Expected Value of the number of 0's and 1's until a certain pattern occur

Question

I'm facing the following problem:

Let $X, X_1, X_2..$ be IID random variables with $P(X=0) = P(X=1) = 1/2$.

• Let $N_1$ be the number of 0's and 1's until the first appearance of the pattern 10. Find $E[N_1]$

I am trying to use the following property:

$$E[X] = \sum_{i=1}^{\infty}P(X\geq i)$$

thus:

$E[N_1] = \sum_{i=1}^{\infty}(1 - P(N_1 < i))$

My tentative is the following:

$P(N_1<1) = P(N_1=0) = \dfrac{1}{2}\times\dfrac{1}{2} = \dfrac{1}{4} $ (i.e the probability of obtaining 1 in the first try and 0 in the second, so:

$P(N_1<2) = P(N_1=0) + P(N_1=1) = \dfrac{1}{4} + \dfrac{1}{2}\times\dfrac{1}{2}\times\dfrac{1}{2}$

$P(N_1<3) = P(N_1=0) + P(N_1=1)+P(N_1=2) = \dfrac{1}{4} + \dfrac{1}{8} + (\dfrac{1}{2})^{4}$

$$\vdots$$

$P(N_1<n) = P(N_1=0) + P(N_1=1) \dots +P(N_1=n-1) = \sum_{i=1}^{n}\Bigg(\dfrac{1}{2} \times \dfrac{1}{2^i}\Bigg)$

Thus: $E[N_1] = \sum_{i=1}^{\infty} \Bigg(1- \sum_{j=1}^{i}\dfrac{1}{2^{i+1}}\Bigg)$

And I don't know how to continue and I think that I'm doing something terribly wrong. Anyone can hep-me?

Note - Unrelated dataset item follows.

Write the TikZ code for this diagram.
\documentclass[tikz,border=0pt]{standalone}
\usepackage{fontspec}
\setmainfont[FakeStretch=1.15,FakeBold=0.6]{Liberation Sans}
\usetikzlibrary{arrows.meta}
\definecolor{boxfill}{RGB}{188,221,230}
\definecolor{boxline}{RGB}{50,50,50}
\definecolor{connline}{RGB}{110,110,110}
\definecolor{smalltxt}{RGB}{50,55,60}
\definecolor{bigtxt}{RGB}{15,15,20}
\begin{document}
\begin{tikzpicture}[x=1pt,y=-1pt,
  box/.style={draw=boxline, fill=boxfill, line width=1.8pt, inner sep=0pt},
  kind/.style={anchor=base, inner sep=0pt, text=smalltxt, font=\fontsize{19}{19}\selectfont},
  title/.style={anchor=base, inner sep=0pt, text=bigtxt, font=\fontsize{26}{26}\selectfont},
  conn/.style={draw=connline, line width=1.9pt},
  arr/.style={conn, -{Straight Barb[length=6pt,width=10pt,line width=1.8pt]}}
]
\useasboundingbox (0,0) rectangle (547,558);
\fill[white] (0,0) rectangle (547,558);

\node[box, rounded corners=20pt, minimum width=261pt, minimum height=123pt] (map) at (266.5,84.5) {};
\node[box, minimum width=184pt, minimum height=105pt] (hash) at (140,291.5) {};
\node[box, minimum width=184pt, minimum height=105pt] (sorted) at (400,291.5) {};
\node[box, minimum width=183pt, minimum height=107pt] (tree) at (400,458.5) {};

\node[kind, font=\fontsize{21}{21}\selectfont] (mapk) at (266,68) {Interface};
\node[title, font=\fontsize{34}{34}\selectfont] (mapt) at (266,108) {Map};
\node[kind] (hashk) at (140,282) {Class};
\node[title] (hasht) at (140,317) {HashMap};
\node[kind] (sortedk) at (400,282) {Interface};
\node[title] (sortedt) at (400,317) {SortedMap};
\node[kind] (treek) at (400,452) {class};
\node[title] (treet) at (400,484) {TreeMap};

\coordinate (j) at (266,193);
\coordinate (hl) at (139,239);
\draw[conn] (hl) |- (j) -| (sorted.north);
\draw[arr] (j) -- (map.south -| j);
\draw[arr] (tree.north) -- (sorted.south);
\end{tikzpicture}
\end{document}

Sorry if a made a huge mistake, I'm a beginner in probability.

Answer 1

What you are doing is needed if you are trying to find the distribution of 0s and 1s until you get 10, but for expected value, you can take a much simpler approach.

• Let's say the first trial is a 1. Let $X_1$ denote the expected number of trials until you get to 10.

w.p. ${1 \over 2}$, you will get 0 in the next trial and you are done in just one more trial.

w.p. ${1 \over 2}$, you will get 1 in the next trial and you are back to where you started (since the trials are independent, the past doesn't matter). This means that you "wasted" a trial and now you need another $X_1$ expected trials to get to 10 (by definition of $X_1$)

So you have $X_1 = {1 \over 2}(1) + {1 \over 2}(X_1+1)$

Solve to get $X_1 = 2$.

• Now let's say the first trial was a 0. Let $X_0$ denote the expected number of trials needed to get to 10.

w.p. ${1 \over 2}$, you get a 0 and you are back to where you started

w.p ${1 \over 2}$, you get a 1 and now you need another $X_1$ expected trials to get to 10 (remember we defined $X_1$ above

This gives $X_0 = {1 \over 2}(1 + X_0) + {1 \over 2}(1 + X_1)$

Since we know $X_1 = 2$, you can solve the above to get $X_0 = 4$

• Putting it all together, your first trial could have been a 0 or a 1 w.p. ${1 \over 2}$. So the total number of expected trials is:

${1 \over 2}X_0 + {1 \over 2}X_1 + 1 = 4$ (the +1 at the end is because you need to count the very first trial as well)

This is a good problem to learn the idea of a "state". The experiment may wander over different states and once it comes back to the state where it started, the history is forgotten! You will learn a lot more about this when you study Markov chains.

Answer 2

Intuition: we expect it to take two trials to see the first $1$, then we expect another $2$ trials to get the next $0$, so the answer is $4$.

Fleshing that out a bit:

The key point is that once you see the first $1$, the game ends with the next $0$.To write that out, we work with states:

Let $S_1$ denote the state in which the last trial gave a $1$. Let $S_0$ denote the state in which the last trial gave a $0$ (we'll include the start in this state). Let $E_i$ be the expected number of tosses it takes to finish from state $S_i$. Thus the answer you want is $E_0$.

Considering the possible outcomes of the next trial we see that $$E_0=1+\frac 12\times E_0+\frac 12\times E_1\quad \&\quad E_1=1+\frac 12\times E_1$$

which indeed yields $E_0=4$.